Pourtant Aniami est une aubaine...
Les gouvernements comoriens se succèdent et se ressemblent. Le point commun à eux tous ? Ils ne valorisent aucun talent et misent prioritairement sur le recrutement de proches au mépris de tout recrutement de mérite. Voilà aujourd'hui, avec cette histoire probable de nomination d'Aniami Mchangama, une autre occasion pour le gouvernement Azali d'envoyer un signal fort au peuple comorien. On verra dans quel sens décidera-t-il d'orienter sa décision. Si toutefois, décision il y en a. Parce qu'il ne faut pas exclure l'hypothèse que cette histoire s'évapore avec le temps sans que personne n'en sache le terme.

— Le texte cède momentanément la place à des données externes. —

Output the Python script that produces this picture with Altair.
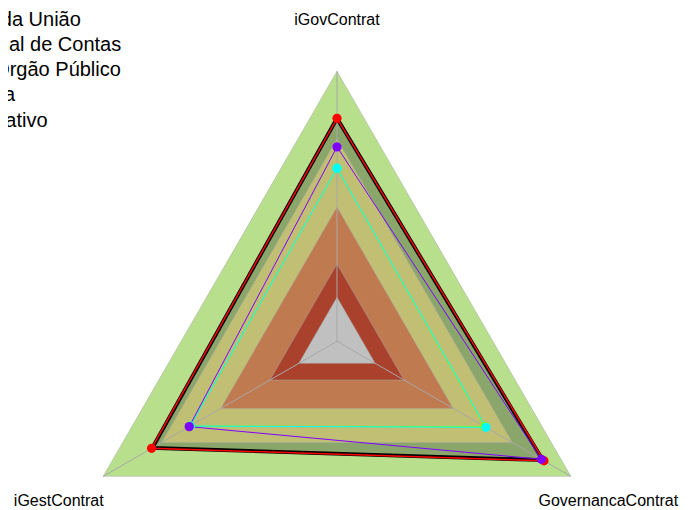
import altair as alt
import pandas as pd
import numpy as np

# ---------------- data ----------------
axis_names = ["iGovContrat", "GovernancaContrat", "iGestContrat"]
axis_angles = [90, -30, 210]

series_names = ["Total da União", "Tribunal de Contas", "Seu Órgão Público", "Justiça", "Legislativo"]
series_colors = ["#000000", "#ff0000", "#8000ff", "#00ffff", "#80ff00"]
series_values = [
    [0.826, 0.880, 0.790],
    [0.826, 0.885, 0.793],
    [0.720, 0.874, 0.632],
    [0.641, 0.637, 0.628],
    [0.641, 0.632, 0.628],
]
series_widths = [3.8, 1.5, 1, 1, 1]

band_levels = [1.0, 0.75, 0.497, 0.287, 0.163]
band_colors = ["#b8e08c", "#c0bf74", "#c07a50", "#aa412c", "#c0c0c0"]
fill_color_main = "#8aa66a"

label_radius = 1.19

# ---------------- geometry helpers ----------------
W, H = 673, 502
R = 270.0
cx, cy = 329.0, 333.3
xdom = [-cx / R, (W - cx) / R]
ydom = [-(H - cy) / R, cy / R]

xs = alt.Scale(domain=xdom, nice=False, zero=False)
ys = alt.Scale(domain=ydom, nice=False, zero=False)


def poly(vals, name):
    rows = []
    for i in range(len(vals) + 1):
        k = i % len(vals)
        a = np.deg2rad(axis_angles[k])
        rows.append({"x": vals[k] * np.cos(a), "y": vals[k] * np.sin(a), "o": i,
                     "series": name, "axis": axis_names[k]})
    return pd.DataFrame(rows)


def enc(ch):
    return ch.encode(
        x=alt.X("x:Q", scale=xs, axis=None),
        y=alt.Y("y:Q", scale=ys, axis=None),
        order="o:Q",
    )


layers = []

# outer band
layers.append(enc(alt.Chart(poly([band_levels[0]] * 3, "band0")).mark_line(
    fill=band_colors[0], stroke="#a8a8a8", strokeWidth=0.5)))

# main series fill
layers.append(enc(alt.Chart(poly(series_values[0], series_names[0])).mark_line(
    fill=fill_color_main, strokeWidth=0)))

# inner bands
for lev, col in zip(band_levels[1:], band_colors[1:]):
    layers.append(enc(alt.Chart(poly([lev] * 3, "b")).mark_line(
        fill=col, stroke="#a8a8a8", strokeWidth=0.5)))

# spokes
sp = pd.DataFrame({
    "x": [0.0] * 3, "y": [0.0] * 3,
    "x2": [np.cos(np.deg2rad(a)) for a in axis_angles],
    "y2": [np.sin(np.deg2rad(a)) for a in axis_angles],
})
layers.append(alt.Chart(sp).mark_rule(color="#a8a8a8", strokeWidth=1).encode(
    x=alt.X("x:Q", scale=xs, axis=None), y=alt.Y("y:Q", scale=ys, axis=None),
    x2="x2:Q", y2="y2:Q"))

color_scale = alt.Scale(domain=series_names, range=series_colors)
legend = alt.Legend(orient="none", legendX=-79, legendY=1.5, title=None,
                    labelFontSize=20, labelFont="Liberation Sans", labelColor="#000000",
                    symbolType="stroke", rowPadding=5.3, labelLimit=600, padding=0)

# series lines, drawn in order: black, green, cyan, purple, red
line_order = [0, 4, 3, 2, 1]
for j, i in enumerate(line_order):
    df = poly(series_values[i], series_names[i])
    layers.append(alt.Chart(df).mark_line(strokeWidth=series_widths[i]).encode(
        x=alt.X("x:Q", scale=xs, axis=None),
        y=alt.Y("y:Q", scale=ys, axis=None),
        order="o:Q",
        color=alt.Color("series:N", scale=color_scale,
                        legend=legend if j == 0 else None),
    ))

# points: green, cyan, red, purple
for i in [4, 3, 1, 2]:
    df = poly(series_values[i], series_names[i]).iloc[:3]
    layers.append(alt.Chart(df).mark_circle(size=85, opacity=1).encode(
        x=alt.X("x:Q", scale=xs, axis=None),
        y=alt.Y("y:Q", scale=ys, axis=None),
        color=alt.Color("series:N", scale=color_scale, legend=None),
    ))

# axis labels
lab = pd.DataFrame({
    "x": [label_radius * np.cos(np.deg2rad(a)) for a in axis_angles],
    "y": [label_radius * np.sin(np.deg2rad(a)) for a in axis_angles],
    "t": axis_names,
})
text_kw = dict(fontSize=16, font="Liberation Sans", color="#000000", baseline="middle")
xy = dict(x=alt.X("x:Q", scale=xs, axis=None), y=alt.Y("y:Q", scale=ys, axis=None), text="t:N")
layers.append(alt.Chart(lab.iloc[[0]]).mark_text(align="center", **text_kw).encode(**xy))
layers.append(alt.Chart(lab.iloc[[2]]).mark_text(align="center", dy=-1, **text_kw).encode(**xy))
layers.append(alt.Chart(lab.iloc[[1]]).mark_text(align="center", dy=-1, dx=-7, **text_kw).encode(**xy))

chart = alt.layer(*layers).properties(
    width=W, height=H, padding=0,
    autosize=alt.AutoSizeParams(type="none"),
    background="#ffffff",
).configure_view(stroke=None)

chart.save("out.html", embed_options={"renderer": "svg", "actions": False})
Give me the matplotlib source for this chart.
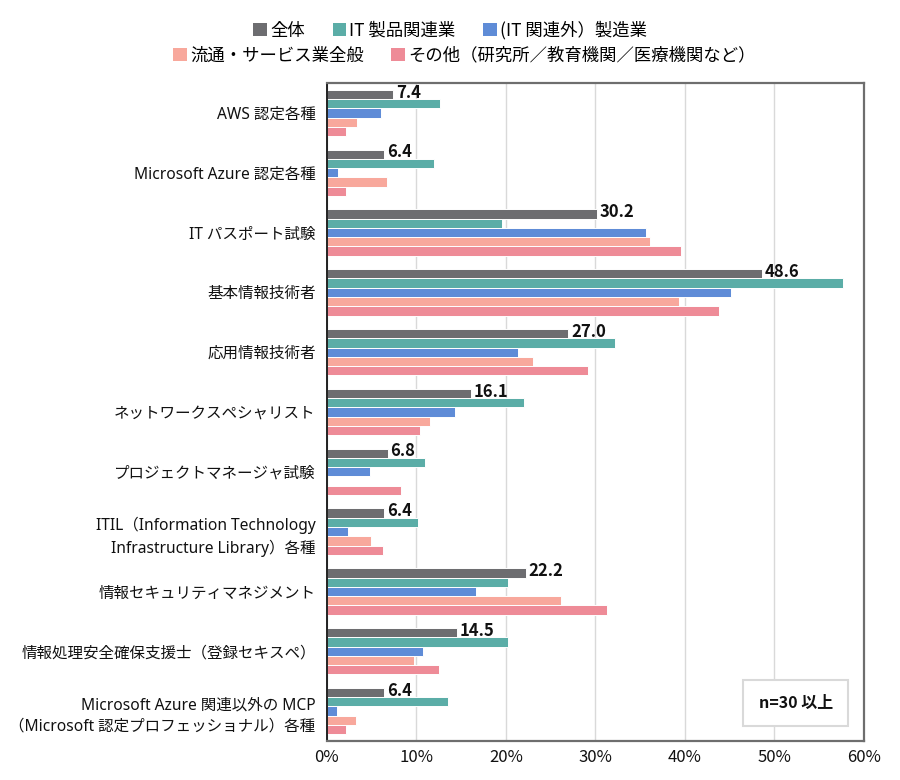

Pourtant, Aniami Mchangama est une aubaine pour notre pays. Que n'a-t-elle pas fait pour les Comores ? Élue française à l'époque, elle interpella, parmi les premiers ressortissant comoriens à le faire, le gouvernement français lorsque l'imprudent Denis Brogniart réduisit toute l'histoire comorienne au malheureux Bob Denard. Elle agit ici ou là en faveur des étudiants comoriens notamment à travers son association dont le but est de rapprocher tous les étudiants comoriens à travers le monde entier. Elle collabore avec différentes associations comoriennes de France qui œuvrent pour le développement des Comores dont l'association AJDM de Mandza. Elle a servi d'intermédiaire à plusieurs reprises entre des grandes instances comoriennes et des structures nationales françaises dans le cadre de négociations diverses et variées. Et puis, arme redoutable, elle est populaire auprès des Comoriens de la diaspora, qui la juge très accessible et proche du peuple. Comment peut-on mettre en sourdine le dossier de cette ambassadrice mécène et bienfaitrice ? Autant dire que cette fois-ci, le gouvernement Azali est seul maître de son destin et a l'occasion de choisir entre la pluie et le beau temps.